The Pajaro Valley’s Water Crisis
The Pajaro Valley encompasses all of Santa Cruz, Monterey, and San Benito counties— 79,600 acres, including agricultural land and the growing city of Watsonville. The valley’s agricultural economy produces $530 million in annual revenue but also consumes 85% of the county’s water. And 95% of that water is pumped from aquifers. Pajaro Valley currently pumps 69,000 acre-feet per year. That number is expected to increase to 80,000 acre-feet per year within the next three decades.

The combination of excessive pumping and severe drought conditions has led to saltwater intrusion into the aquifers, which are below sea level and continue to pull water from the Pacific Ocean inland. To halt seawater intrusion, the water supply for agriculture would have to be restricted to 12,200 acre-feet/year—an 80 percent reduction, at an annual loss of $372 million to the economy.

Studies showed that one way to resolve this situation was to treat and recycle wastewater. So the City of Watsonville built a water recycling plant next to the city’s water treatment plant, providing recycled water to farmers throughout the coastal areas of southern Santa Cruz and northern Monterey counties.

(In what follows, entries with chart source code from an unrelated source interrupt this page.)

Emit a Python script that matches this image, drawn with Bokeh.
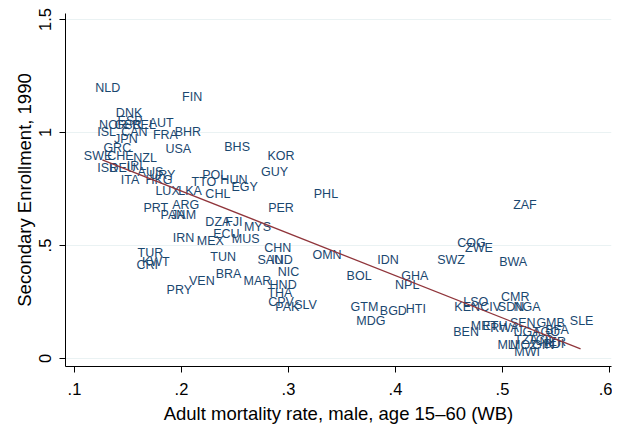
from bokeh.plotting import figure
from bokeh.models import ColumnDataSource, FixedTicker, Range1d
from bokeh.core.properties import value
from bokeh.embed import file_html
from bokeh.resources import INLINE

codes = ["NLD","FIN","DNK","ESP","NOR","GBR","BEL","AUT","ISL","CAN","FRA","BHR","JPN","USA","BHS","GRC",
         "SWE","CHE","NZL","ISR","DEU","IRL","AUS","URY","HKG","ITA","POL","TTO","HUN","EGY","CHL","LKA",
         "LUX","KOR","GUY","PHL","PRT","ARG","PAN","JAM","PER","DZA","FJI","MYS","ECU","IRN","MEX","MUS",
         "CHN","TUR","KWT","CRI","TUN","SAU","IND","NIC","BRA","VEN","PRY","MAR","HND","THA","CPV","PAK",
         "SLV","OMN","IDN","SWZ","BOL","GHA","NPL","GTM","BGD","HTI","MDG","ZAF","COG","ZWE","BWA","CMR",
         "LSO","KEN","CIV","SDN","NGA","BEN","MRT","ETH","RWA","SEN","GMB","SLE","UGA","TGO","BFA","TZA",
         "TCD","NER","MLI","MOZ","GIN","BDI","MWI"]
mortality = [0.131,0.210,0.151,0.152,0.136,0.150,0.165,0.181,0.130,0.156,0.185,0.206,0.148,0.197,0.252,0.140,
             0.122,0.143,0.166,0.131,0.145,0.158,0.171,0.182,0.179,0.152,0.231,0.221,0.249,0.259,0.234,0.208,
             0.187,0.293,0.287,0.335,0.176,0.204,0.192,0.202,0.293,0.234,0.249,0.271,0.242,0.202,0.227,0.260,
             0.290,0.171,0.176,0.168,0.239,0.283,0.294,0.300,0.244,0.219,0.198,0.271,0.295,0.292,0.293,0.299,
             0.316,0.336,0.393,0.452,0.366,0.418,0.411,0.371,0.398,0.419,0.377,0.521,0.471,0.478,0.510,0.512,
             0.475,0.467,0.489,0.508,0.523,0.466,0.483,0.493,0.502,0.519,0.545,0.574,0.523,0.541,0.551,0.522,
             0.536,0.547,0.505,0.520,0.538,0.548,0.523]
enrollment = [1.195,1.155,1.086,1.053,1.035,1.035,1.035,1.040,1.000,1.002,0.991,1.000,0.969,0.929,0.934,0.931,
              0.894,0.894,0.889,0.845,0.845,0.850,0.823,0.814,0.792,0.790,0.814,0.783,0.788,0.757,0.730,0.739,
              0.739,0.894,0.827,0.730,0.668,0.677,0.633,0.633,0.668,0.602,0.602,0.580,0.553,0.535,0.522,0.527,
              0.487,0.469,0.425,0.412,0.447,0.434,0.434,0.381,0.376,0.345,0.305,0.345,0.327,0.292,0.248,0.226,
              0.235,0.456,0.438,0.438,0.363,0.363,0.327,0.226,0.208,0.217,0.164,0.677,0.513,0.487,0.425,0.274,
              0.252,0.230,0.226,0.226,0.226,0.119,0.142,0.142,0.137,0.155,0.155,0.164,0.119,0.119,0.124,0.080,
              0.080,0.075,0.058,0.058,0.058,0.066,0.027]

fit_x = [0.126, 0.573]
fit_y = [0.879, 0.043]

xtick_vals = [0.1, 0.2, 0.3, 0.4, 0.5, 0.6]
xtick_labels = [".1", ".2", ".3", ".4", ".5", ".6"]
ytick_vals = [0, 0.5, 1, 1.5]
ytick_labels = ["0", ".5", "1", "1.5"]

FONT = "Liberation Sans"
NAVY = "#1a476f"
MAROON = "#90353b"

p = figure(width=612, height=431, output_backend="svg", toolbar_location=None,
           x_range=Range1d(0.0916, 0.6019), y_range=Range1d(-0.0354, 1.5265))
p.min_border_left = 65
p.min_border_right = 1
p.min_border_top = 13
p.min_border_bottom = 65
p.outline_line_color = None
p.background_fill_color = "white"
p.border_fill_color = "white"

src = ColumnDataSource(dict(x=mortality, y=enrollment, code=codes))
p.text(x="x", y="y", text="code", source=src, text_align="center", text_baseline="middle",
       text_font=value(FONT), text_font_size="12.5px", text_color=NAVY)
p.line(fit_x, fit_y, line_color=MAROON, line_width=1.3)

p.xgrid.visible = False
p.ygrid.grid_line_color = "#eaf2f3"
p.ygrid.grid_line_width = 1
p.ygrid.ticker = FixedTicker(ticks=ytick_vals)

p.xaxis.ticker = FixedTicker(ticks=xtick_vals)
p.xaxis.major_label_overrides = dict(zip(xtick_vals, xtick_labels))
p.yaxis.ticker = FixedTicker(ticks=ytick_vals)
p.yaxis.major_label_overrides = dict(zip(ytick_vals, ytick_labels))
p.yaxis.major_label_orientation = "vertical"

for ax in (p.xaxis, p.yaxis):
    ax.axis_line_color = "black"
    ax.axis_line_width = 1
    ax.major_tick_line_color = "black"
    ax.major_tick_in = 0
    ax.major_tick_out = 6
    ax.minor_tick_line_color = None
    ax.major_label_text_font = FONT
    ax.major_label_text_font_size = "16.5px"
    ax.major_label_text_color = "black"
    ax.axis_label_text_font = FONT
    ax.axis_label_text_font_size = "18.5px"
    ax.axis_label_text_font_style = "normal"
    ax.axis_label_text_color = "black"

p.xaxis.major_label_standoff = 10
p.xaxis.axis_label_standoff = 5
p.yaxis.major_label_standoff = 8
p.yaxis.axis_label_standoff = 2

p.xaxis.axis_label = "Adult mortality rate, male, age 15\u201360 (WB)"
p.yaxis.axis_label = "Secondary Enrollment, 1990"

open("out.html", "w").write(file_html(p, INLINE))
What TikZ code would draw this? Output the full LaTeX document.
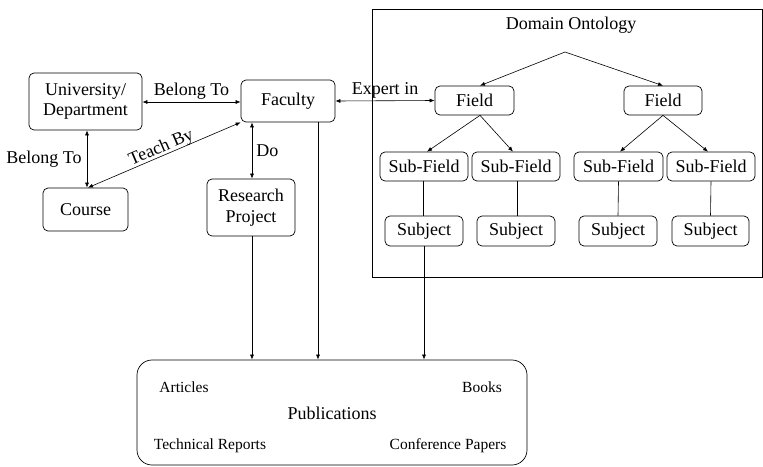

The wastewater treatment plant recharges the region’s aquifer with 4,000 acre-feet of water for irrigation annually and significantly reduces wastewater discharges into the Monterey Bay National Marine Sanctuary.

The City of Watsonville hired us to design the water resources center as a functional, educational, and visual extension of the water recycling plant it supports, consolidating three different city and county water departments into a workspace that would allow collaboration on issues of water management, conservation, and quality in the Pajaro Valley. The program included administrative offices, a regional command center, and a water quality lab. In addition, the building, its systems, and its surrounding land are intended to educate the public through exhibitions and guided tours on the issues of water, energy management, and air quality.

Telling the Story of Water
The building’s architecture teaches in a variety of ways. The conference rooms were designed with community use in mind, and the facility hosts frequent tours for schoolchildren. The water resource center’s systems and controls are all visible, and almost every component of the building has a water-related story behind it.

Rather than channeling rainwater invisibly into a gutter system, the building allows rain to flow off of the roof, down rain chains, and into swales, where it is carried to retention basins, detained, and treated prior to infiltrating the groundwater system. This strategy makes the intersection of buildings and water explicit.

The water feature relies entirely on recycled water. During California’s dry season, the native son. While another client may have objected to these aspects on aesthetic grounds, our clients embraced them because they tell the truth about our particular climate. Working on this project really drove home to us how much the standard approach to design tends to conceal the natural processes of water and climate.

Placing Water at the Center
In initial discussions with the client, we decided that all design decisions had to tie back to water use. Whenever possible, the building and its landscaping reveal an underlying focus on water as a finite, invaluable resource. Because our clients were motivated to save water as much as possible, they pushed us to rethink our assumptions and dig deeper. That meant applying an unusual level of scrutiny to the design. Some things were obvious. The radiant floor is a closed-loop system, using the same water to heat and cool the building. The facility has low-flow faucets and showers.

But beyond those measures, for each material that we considered, we asked, “Where does it come from? How is it made? How much energy and water does it take to make it? Can we live without it?” Because our clients are steeped in the technical aspects of water, they could provide extensive information about the composition of water, water quality, and the costs of water, which informed the decisions of our mechanical and plumbing engineers. The structural engineer identified ways to construct the building with fewer materials. By reducing the amount of wood by 50% compared to a conventional structural solution, we saved on the water and energy required to produce that wood. The wood, which comes from California redwood trees owned by the city and slated for fire hazard clearance, was custom milled eight miles from the project site and incorporated into the building’s rain screen cladding system.

Staying true to the larger mission—raising consciousness about the whole process of water—has changed the way we work. While we incorporated water conservation on past projects, we now approach each new project with water as one of the defining issues for the site and the building. We ask ourselves, “Where does it flow or land on the site? How will it re-enter the ecosystem? Where can we conserve and recycle?”

Pajaro Valley’s aquifer was drained because California consumes water in a way that isn’t sustainable. The water recycling plant and the water resources center are trying to raise awareness not just about recycled water, but also about the ways we live. After all, the cost to bring in recycled water is higher than the cost of drawing on the aquifer. When we all use water more resourcefully, recycling won’t be necessary. Architects have a key role to play in telling this story.